▶ [SHORT TASK]:
Take the lines from the beginning of the material through the line containing "(R |- c1.north);" and retype them exactly, leaving the pictures out.

□ □ □

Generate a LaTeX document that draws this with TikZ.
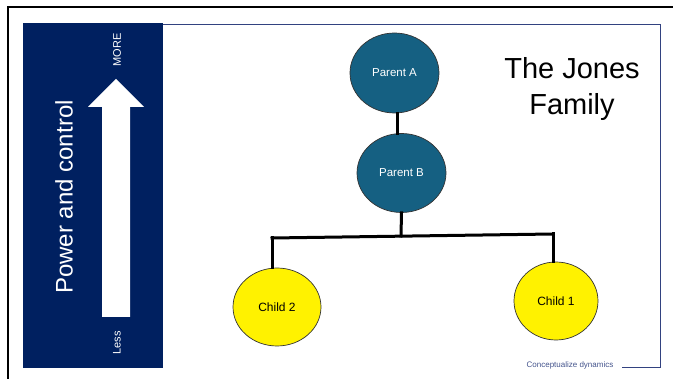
\documentclass[tikz,border=0pt]{standalone}
\usepackage{fontspec}
\setmainfont{Liberation Sans}
\usetikzlibrary{shapes.geometric}

\definecolor{panelblue}{RGB}{0,32,96}
\definecolor{parentblue}{RGB}{21,96,130}
\definecolor{slideline}{RGB}{50,66,128}
\definecolor{notegray}{RGB}{68,84,140}

\tikzset{
    parent/.style={ellipse, draw=black!80, line width=0.7pt, fill=parentblue,
        text=white, inner sep=0pt, font=\fontsize{11.5}{13}\selectfont},
    child/.style={ellipse, draw=black!80, line width=0.7pt, fill=yellow,
        inner sep=0pt, font=\fontsize{12}{14}\selectfont},
    link/.style={line width=3pt, line cap=rect}
}

\begin{document}
\begin{tikzpicture}[x=1pt, y=-1pt]
    \useasboundingbox (0,0) rectangle (673,379);

    % frame and slide
    \draw [line width=2pt] (673,7.5) -- (8,7.5) -- (8,379);
    \draw [slideline, line width=0.8pt] (163,24) -- (660,24) -- (660,367) -- (622,367);
    \fill [panelblue] (23,23) rectangle (163,368);

    % power arrow
    \fill [white] (102,317) -- (102,107) -- (88,107) -- (116,79) -- (144,107)
        -- (130,107) -- (130,317) -- cycle;
    \node (more) [rotate=90, text=white, font=\fontsize{11}{13}\selectfont] at (117,50) {MORE};
    \node (less) [rotate=90, text=white, font=\fontsize{11}{13}\selectfont] at (117,343) {Less};
    \node (power) [rotate=90, text=white, font=\fontsize{24}{28}\selectfont] at (64,197) {Power and control};

    % family
    \node (pa) [parent, minimum width=89pt, minimum height=80pt] at (394.5,73) {Parent A};
    \node (pb) [parent, minimum width=89pt, minimum height=79pt] at (401.5,173) {Parent B};
    \node (c2) [child, minimum width=88pt, minimum height=78pt] at (277,307) {Child 2};
    \node (c1) [child, minimum width=84pt, minimum height=78pt] at (556,301) {Child 1};

    \coordinate (AB) at (397,123);
    \coordinate (M) at (401,236);
    \coordinate (L) at (272,238);
    \coordinate (R) at (553,234);

    \draw [link] (AB |- pa.south) -- (AB |- pb.north);
    \draw [link] (pb.south) -- (M);
    \draw [link] (L) -- (R);
    \draw [link] (L) -- (L |- c2.north);
    \draw [link] (R) -- (R |- c1.north);

    \node (title) [align=center, font=\fontsize{29}{36}\selectfont] at (572,89) {The Jones\\Family};
    \node (note) [text=notegray, font=\fontsize{8}{10}\selectfont] at (570,365) {Conceptualize dynamics};
\end{tikzpicture}
\end{document}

□ □ □

▶ [EXERCISE RESPONSE]:
Generate a LaTeX document that draws this with TikZ.
\documentclass[tikz,border=0pt]{standalone}
\usepackage{fontspec}
\setmainfont{Liberation Sans}
\usetikzlibrary{shapes.geometric}

\definecolor{panelblue}{RGB}{0,32,96}
\definecolor{parentblue}{RGB}{21,96,130}
\definecolor{slideline}{RGB}{50,66,128}
\definecolor{notegray}{RGB}{68,84,140}

\tikzset{
    parent/.style={ellipse, draw=black!80, line width=0.7pt, fill=parentblue,
        text=white, inner sep=0pt, font=\fontsize{11.5}{13}\selectfont},
    child/.style={ellipse, draw=black!80, line width=0.7pt, fill=yellow,
        inner sep=0pt, font=\fontsize{12}{14}\selectfont},
    link/.style={line width=3pt, line cap=rect}
}

\begin{document}
\begin{tikzpicture}[x=1pt, y=-1pt]
    \useasboundingbox (0,0) rectangle (673,379);

    % frame and slide
    \draw [line width=2pt] (673,7.5) -- (8,7.5) -- (8,379);
    \draw [slideline, line width=0.8pt] (163,24) -- (660,24) -- (660,367) -- (622,367);
    \fill [panelblue] (23,23) rectangle (163,368);

    % power arrow
    \fill [white] (102,317) -- (102,107) -- (88,107) -- (116,79) -- (144,107)
        -- (130,107) -- (130,317) -- cycle;
    \node (more) [rotate=90, text=white, font=\fontsize{11}{13}\selectfont] at (117,50) {MORE};
    \node (less) [rotate=90, text=white, font=\fontsize{11}{13}\selectfont] at (117,343) {Less};
    \node (power) [rotate=90, text=white, font=\fontsize{24}{28}\selectfont] at (64,197) {Power and control};

    % family
    \node (pa) [parent, minimum width=89pt, minimum height=80pt] at (394.5,73) {Parent A};
    \node (pb) [parent, minimum width=89pt, minimum height=79pt] at (401.5,173) {Parent B};
    \node (c2) [child, minimum width=88pt, minimum height=78pt] at (277,307) {Child 2};
    \node (c1) [child, minimum width=84pt, minimum height=78pt] at (556,301) {Child 1};

    \coordinate (AB) at (397,123);
    \coordinate (M) at (401,236);
    \coordinate (L) at (272,238);
    \coordinate (R) at (553,234);

    \draw [link] (AB |- pa.south) -- (AB |- pb.north);
    \draw [link] (pb.south) -- (M);
    \draw [link] (L) -- (R);
    \draw [link] (L) -- (L |- c2.north);
    \draw [link] (R) -- (R |- c1.north);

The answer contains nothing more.